Work instructions:
Repeat, exactly and only, the lines from the beginning of the data through the line with "(0,0) rectangle (2048,1582);". Pictures are left out.

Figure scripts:
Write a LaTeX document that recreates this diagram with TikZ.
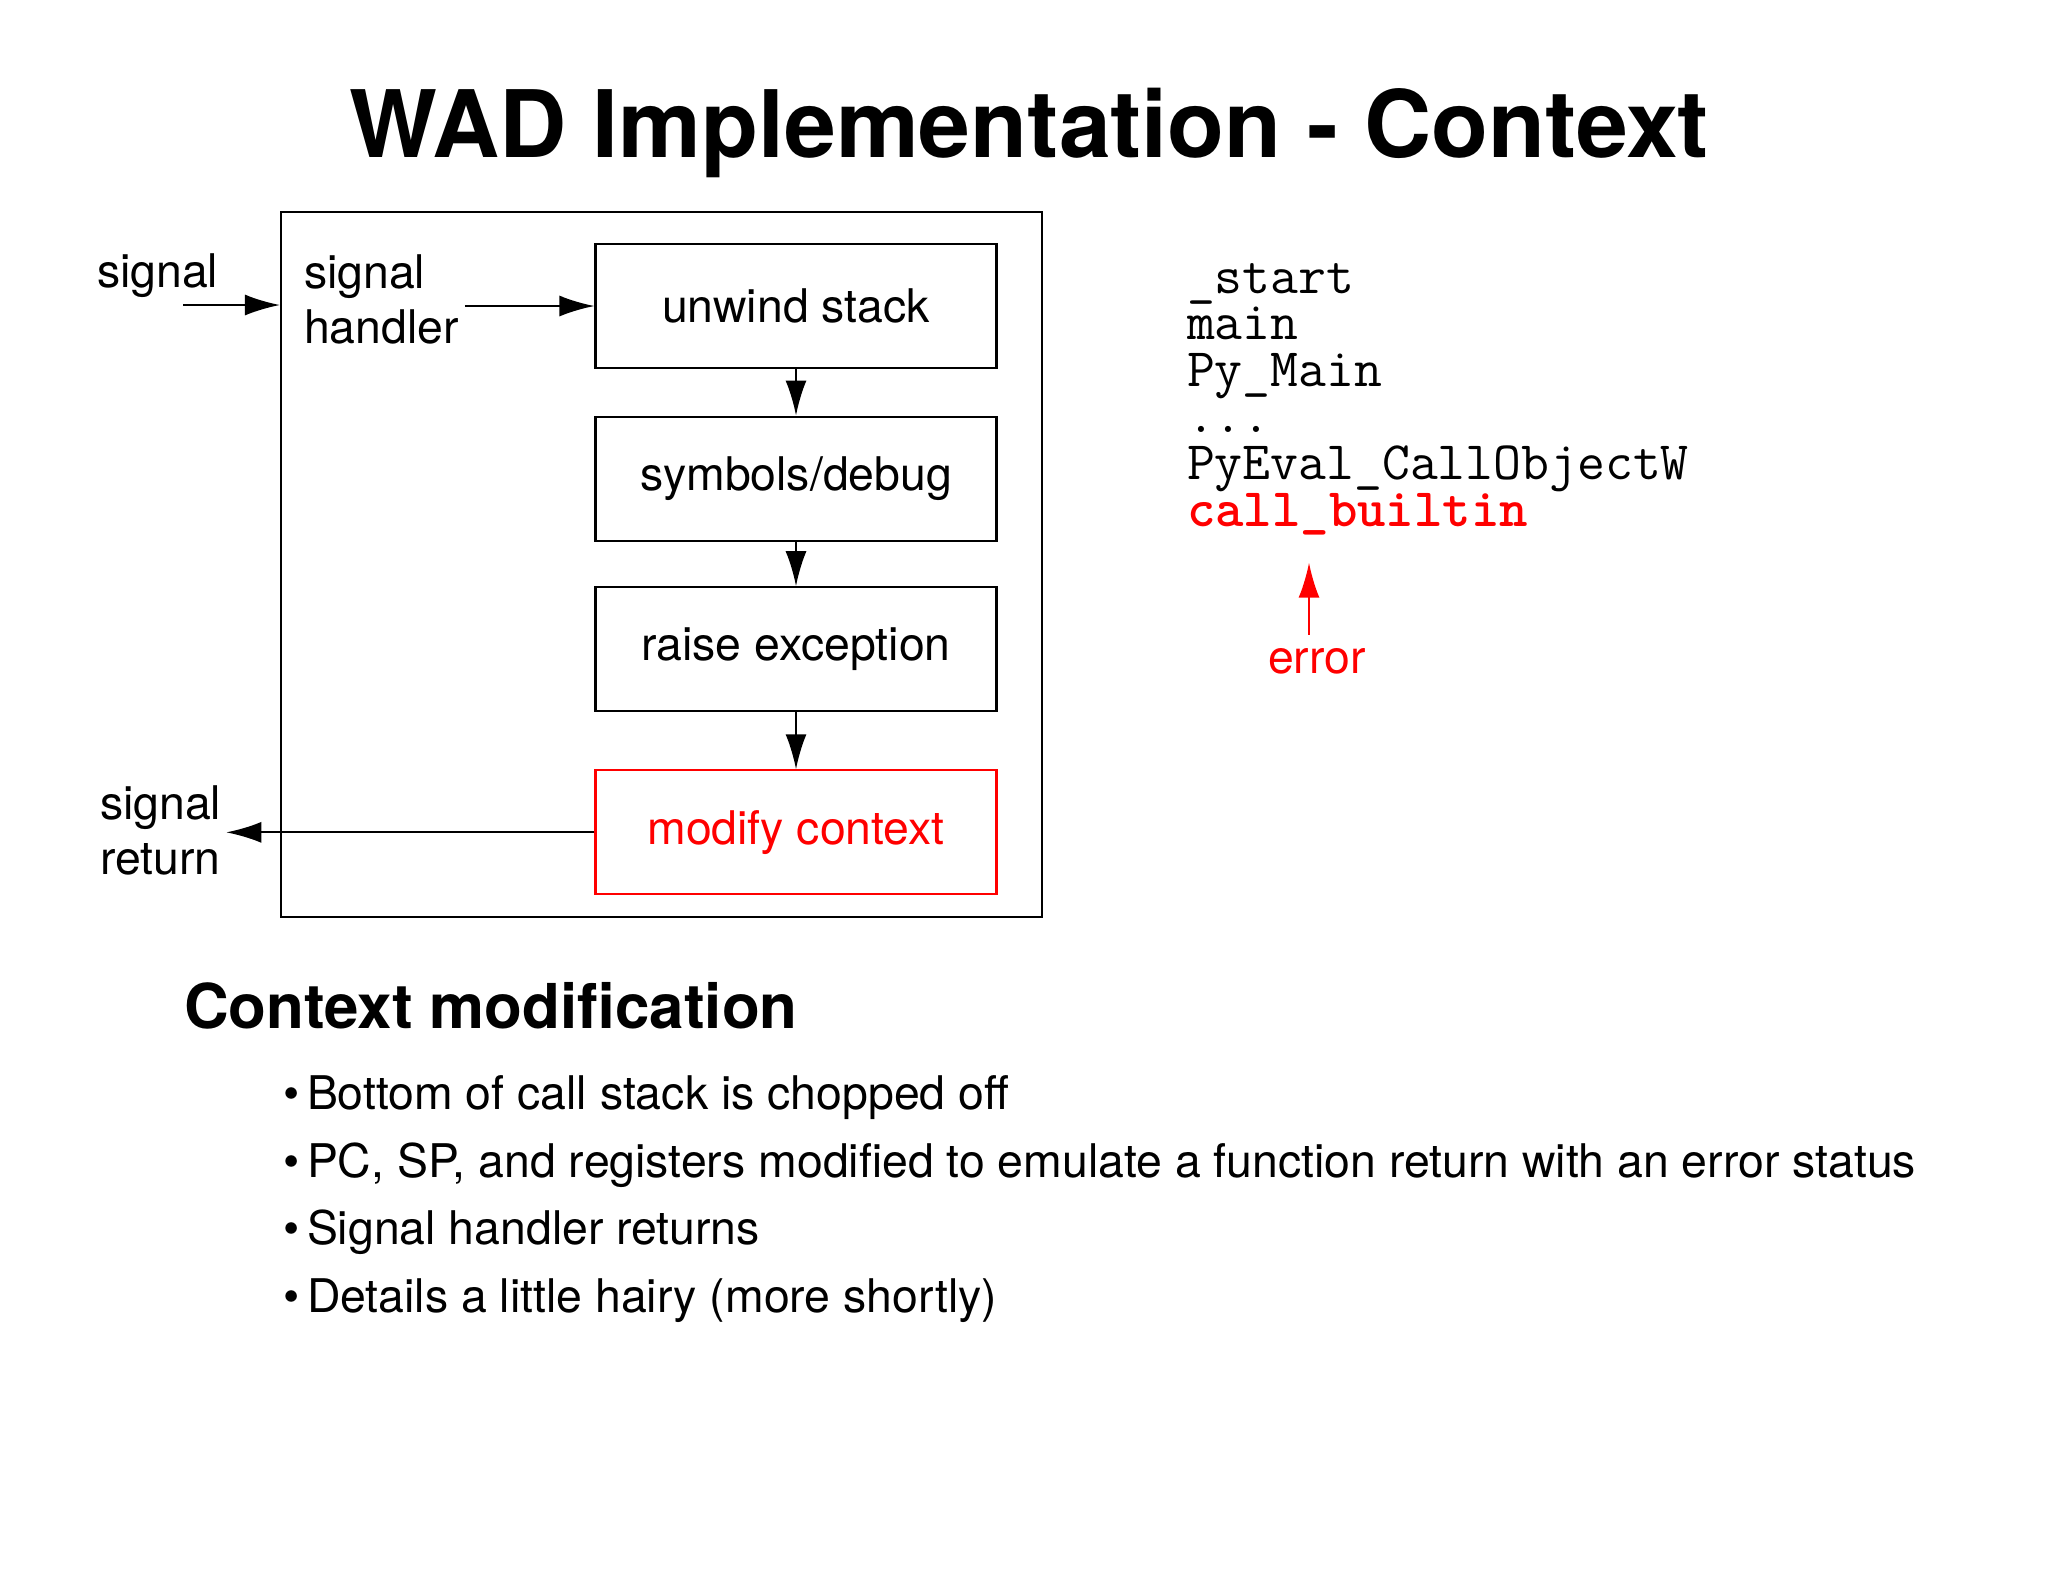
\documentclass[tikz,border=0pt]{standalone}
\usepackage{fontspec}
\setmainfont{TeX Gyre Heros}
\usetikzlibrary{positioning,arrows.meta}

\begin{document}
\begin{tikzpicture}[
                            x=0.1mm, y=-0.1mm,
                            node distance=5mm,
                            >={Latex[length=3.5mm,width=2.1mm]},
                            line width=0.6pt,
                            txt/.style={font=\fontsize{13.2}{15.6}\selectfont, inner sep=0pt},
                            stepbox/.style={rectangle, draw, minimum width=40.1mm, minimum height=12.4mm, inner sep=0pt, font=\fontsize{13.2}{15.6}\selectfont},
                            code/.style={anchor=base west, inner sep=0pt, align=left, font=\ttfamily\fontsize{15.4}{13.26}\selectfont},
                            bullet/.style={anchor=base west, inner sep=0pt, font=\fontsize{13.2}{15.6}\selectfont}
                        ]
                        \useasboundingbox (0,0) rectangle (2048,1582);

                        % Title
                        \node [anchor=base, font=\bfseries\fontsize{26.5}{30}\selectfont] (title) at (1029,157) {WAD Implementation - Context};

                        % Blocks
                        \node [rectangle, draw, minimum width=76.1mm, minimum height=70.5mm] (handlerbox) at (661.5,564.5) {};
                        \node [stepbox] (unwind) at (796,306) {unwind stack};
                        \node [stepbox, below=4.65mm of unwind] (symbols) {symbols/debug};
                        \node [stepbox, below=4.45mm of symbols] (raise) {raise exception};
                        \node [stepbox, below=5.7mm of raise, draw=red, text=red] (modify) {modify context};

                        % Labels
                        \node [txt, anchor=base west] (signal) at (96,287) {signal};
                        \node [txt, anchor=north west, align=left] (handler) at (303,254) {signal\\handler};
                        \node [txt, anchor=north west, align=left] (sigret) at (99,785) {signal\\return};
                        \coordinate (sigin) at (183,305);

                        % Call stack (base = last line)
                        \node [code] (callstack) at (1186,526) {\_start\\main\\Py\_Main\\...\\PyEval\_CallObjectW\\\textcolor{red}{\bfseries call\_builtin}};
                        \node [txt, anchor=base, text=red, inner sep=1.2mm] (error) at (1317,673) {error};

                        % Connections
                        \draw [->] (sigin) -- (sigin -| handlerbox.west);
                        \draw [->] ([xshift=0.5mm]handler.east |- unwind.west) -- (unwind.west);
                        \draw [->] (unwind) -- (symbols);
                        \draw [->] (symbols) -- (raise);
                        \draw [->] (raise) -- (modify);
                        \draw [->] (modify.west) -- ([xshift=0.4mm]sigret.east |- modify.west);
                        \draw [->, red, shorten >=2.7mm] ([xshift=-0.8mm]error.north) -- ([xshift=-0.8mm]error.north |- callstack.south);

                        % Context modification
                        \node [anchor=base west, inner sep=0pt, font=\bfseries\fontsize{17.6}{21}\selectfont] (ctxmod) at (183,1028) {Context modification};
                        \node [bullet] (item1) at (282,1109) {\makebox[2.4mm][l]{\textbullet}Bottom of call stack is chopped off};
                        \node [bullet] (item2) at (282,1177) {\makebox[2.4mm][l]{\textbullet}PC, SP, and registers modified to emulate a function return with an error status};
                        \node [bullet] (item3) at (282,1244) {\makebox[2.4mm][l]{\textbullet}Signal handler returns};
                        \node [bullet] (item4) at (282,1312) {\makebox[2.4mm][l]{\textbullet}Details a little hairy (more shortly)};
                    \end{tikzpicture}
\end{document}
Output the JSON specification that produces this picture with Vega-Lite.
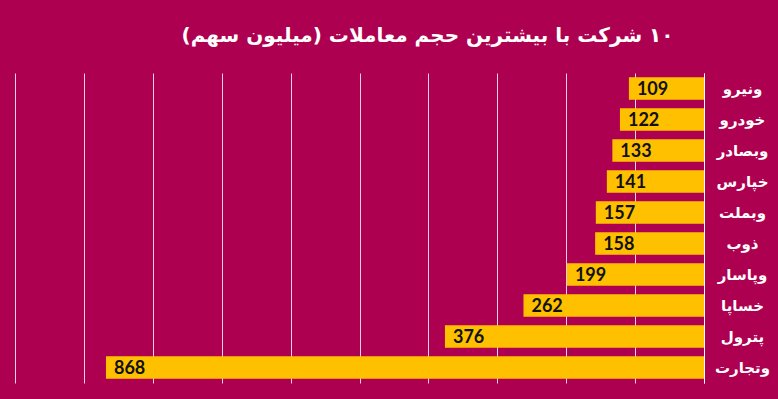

Response for this exercise:
Write a LaTeX document that recreates this diagram with TikZ.
\documentclass[tikz,border=0pt]{standalone}
\usepackage{fontspec}
\setmainfont{TeX Gyre Heros}
\usetikzlibrary{positioning,arrows.meta}

\begin{document}
\begin{tikzpicture}[
                            x=0.1mm, y=-0.1mm,
                            node distance=5mm,
                            >={Latex[length=3.5mm,width=2.1mm]},
                            line width=0.6pt,
                            txt/.style={font=\fontsize{13.2}{15.6}\selectfont, inner sep=0pt},
                            stepbox/.style={rectangle, draw, minimum width=40.1mm, minimum height=12.4mm, inner sep=0pt, font=\fontsize{13.2}{15.6}\selectfont},
                            code/.style={anchor=base west, inner sep=0pt, align=left, font=\ttfamily\fontsize{15.4}{13.26}\selectfont},
                            bullet/.style={anchor=base west, inner sep=0pt, font=\fontsize{13.2}{15.6}\selectfont}
                        ]
                        \useasboundingbox (0,0) rectangle (2048,1582);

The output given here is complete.